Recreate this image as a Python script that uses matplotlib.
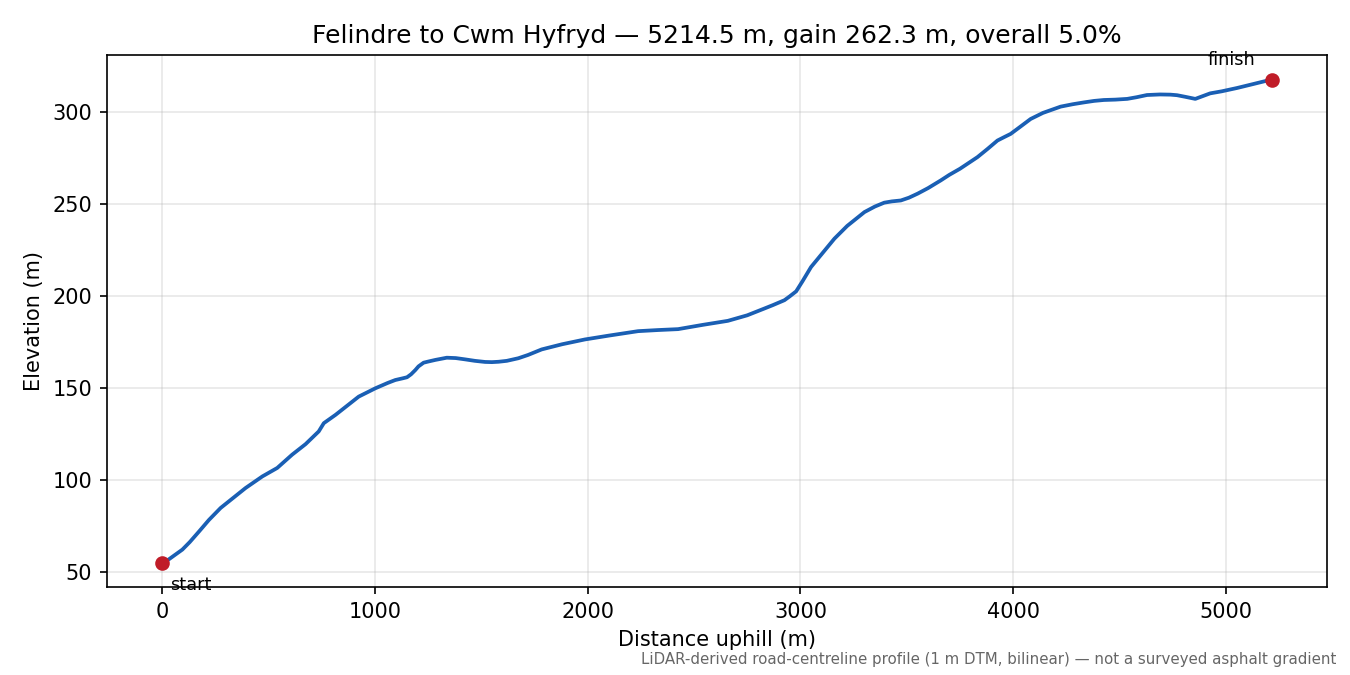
import matplotlib

matplotlib.use("Agg")
import matplotlib.pyplot as plt
import numpy as np

# profile (distance uphill m, elevation m)
DIST = [0, 30, 60, 95, 130, 174, 220, 275, 314, 392, 471, 541, 611, 674,
        736, 760, 815, 924, 1002, 1060, 1096, 1130, 1151, 1170, 1190, 1205,
        1229, 1250, 1284, 1338, 1380, 1424, 1470, 1518, 1550, 1581, 1620,
        1674, 1720, 1784, 1880, 1987, 2100, 2237, 2330, 2425, 2540, 2659,
        2750, 2831, 2870, 2925, 2950, 2980, 3010, 3050, 3100, 3160, 3220,
        3301, 3350, 3394, 3430, 3472, 3510, 3551, 3600, 3660, 3700, 3750,
        3832, 3880, 3926, 3960, 3988, 4030, 4082, 4140, 4223, 4280, 4333,
        4380, 4426, 4480, 4536, 4580, 4629, 4690, 4739, 4770, 4810, 4856,
        4926, 4980, 5052, 5130, 5214.5]
ELEV = [55.1, 57.0, 59.5, 62.4, 66.5, 72.3, 78.5, 85.0, 88.6, 95.8, 102.1,
        106.7, 113.9, 119.6, 126.5, 131.0, 135.5, 145.4, 149.9, 152.8, 154.4,
        155.3, 155.9, 157.5, 159.8, 161.8, 163.8, 164.4, 165.3, 166.5, 166.3,
        165.6, 164.8, 164.2, 164.1, 164.3, 164.8, 166.2, 168.0, 171.0, 173.8,
        176.4, 178.5, 180.9, 181.5, 182.0, 184.3, 186.5, 189.5, 193.2, 195.0,
        197.7, 199.8, 202.5, 208.0, 215.7, 222.7, 231.1, 238.0, 245.5, 248.5,
        250.6, 251.3, 251.8, 253.3, 255.5, 258.5, 262.7, 265.7, 269.0, 275.3,
        279.8, 284.3, 286.3, 287.9, 291.5, 296.0, 299.3, 302.7, 304.0, 305.0,
        305.8, 306.3, 306.5, 306.9, 307.8, 309.0, 309.3, 309.2, 308.9, 308.0,
        306.9, 309.9, 311.0, 312.8, 315.0, 317.4]

TITLE = "Felindre to Cwm Hyfryd — 5214.5 m, gain 262.3 m, overall 5.0%"
NOTE = "LiDAR-derived road-centreline profile (1 m DTM, bilinear) — not a surveyed asphalt gradient"


def main() -> None:
    fig, ax = plt.subplots(figsize=(9, 4.5), dpi=150)

    ax.plot(DIST, ELEV, color="#1a5fb4", linewidth=1.8)
    ax.plot([DIST[0], DIST[-1]], [ELEV[0], ELEV[-1]], "o", color="#c01c28",
            markersize=6, zorder=3)

    ax.annotate("start", (DIST[0], ELEV[0]), xytext=(4, -6),
                textcoords="offset points", ha="left", va="top", fontsize=8.5)
    ax.annotate("finish", (DIST[-1], ELEV[-1]), xytext=(-8, 5),
                textcoords="offset points", ha="right", va="bottom", fontsize=8.5)

    ax.set_title(TITLE, fontsize=12)
    ax.set_xlabel("Distance uphill (m)")
    ax.set_ylabel("Elevation (m)")
    ax.grid(True, alpha=0.3)

    fig.text(0.99, 0.012, NOTE, ha="right", va="bottom", fontsize=7.2,
             color="#666666")
    fig.subplots_adjust(left=0.079, right=0.983, bottom=0.130, top=0.918)
    fig.savefig("out.png", dpi=150)


if __name__ == "__main__":
    main()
────
### Exercise brief
Every line should be retyped exactly, with the pictures omitted.

### Reply
Recreate this image as a Python script that uses matplotlib.
import matplotlib

matplotlib.use("Agg")
import matplotlib.pyplot as plt
import numpy as np

# profile (distance uphill m, elevation m)
DIST = [0, 30, 60, 95, 130, 174, 220, 275, 314, 392, 471, 541, 611, 674,
        736, 760, 815, 924, 1002, 1060, 1096, 1130, 1151, 1170, 1190, 1205,
        1229, 1250, 1284, 1338, 1380, 1424, 1470, 1518, 1550, 1581, 1620,
        1674, 1720, 1784, 1880, 1987, 2100, 2237, 2330, 2425, 2540, 2659,
        2750, 2831, 2870, 2925, 2950, 2980, 3010, 3050, 3100, 3160, 3220,
        3301, 3350, 3394, 3430, 3472, 3510, 3551, 3600, 3660, 3700, 3750,
        3832, 3880, 3926, 3960, 3988, 4030, 4082, 4140, 4223, 4280, 4333,
        4380, 4426, 4480, 4536, 4580, 4629, 4690, 4739, 4770, 4810, 4856,
        4926, 4980, 5052, 5130, 5214.5]
ELEV = [55.1, 57.0, 59.5, 62.4, 66.5, 72.3, 78.5, 85.0, 88.6, 95.8, 102.1,
        106.7, 113.9, 119.6, 126.5, 131.0, 135.5, 145.4, 149.9, 152.8, 154.4,
        155.3, 155.9, 157.5, 159.8, 161.8, 163.8, 164.4, 165.3, 166.5, 166.3,
        165.6, 164.8, 164.2, 164.1, 164.3, 164.8, 166.2, 168.0, 171.0, 173.8,
        176.4, 178.5, 180.9, 181.5, 182.0, 184.3, 186.5, 189.5, 193.2, 195.0,
        197.7, 199.8, 202.5, 208.0, 215.7, 222.7, 231.1, 238.0, 245.5, 248.5,
        250.6, 251.3, 251.8, 253.3, 255.5, 258.5, 262.7, 265.7, 269.0, 275.3,
        279.8, 284.3, 286.3, 287.9, 291.5, 296.0, 299.3, 302.7, 304.0, 305.0,
        305.8, 306.3, 306.5, 306.9, 307.8, 309.0, 309.3, 309.2, 308.9, 308.0,
        306.9, 309.9, 311.0, 312.8, 315.0, 317.4]

TITLE = "Felindre to Cwm Hyfryd — 5214.5 m, gain 262.3 m, overall 5.0%"
NOTE = "LiDAR-derived road-centreline profile (1 m DTM, bilinear) — not a surveyed asphalt gradient"


def main() -> None:
    fig, ax = plt.subplots(figsize=(9, 4.5), dpi=150)

    ax.plot(DIST, ELEV, color="#1a5fb4", linewidth=1.8)
    ax.plot([DIST[0], DIST[-1]], [ELEV[0], ELEV[-1]], "o", color="#c01c28",
            markersize=6, zorder=3)

    ax.annotate("start", (DIST[0], ELEV[0]), xytext=(4, -6),
                textcoords="offset points", ha="left", va="top", fontsize=8.5)
    ax.annotate("finish", (DIST[-1], ELEV[-1]), xytext=(-8, 5),
                textcoords="offset points", ha="right", va="bottom", fontsize=8.5)

    ax.set_title(TITLE, fontsize=12)
    ax.set_xlabel("Distance uphill (m)")
    ax.set_ylabel("Elevation (m)")
    ax.grid(True, alpha=0.3)

    fig.text(0.99, 0.012, NOTE, ha="right", va="bottom", fontsize=7.2,
             color="#666666")
    fig.subplots_adjust(left=0.079, right=0.983, bottom=0.130, top=0.918)
    fig.savefig("out.png", dpi=150)


if __name__ == "__main__":
    main()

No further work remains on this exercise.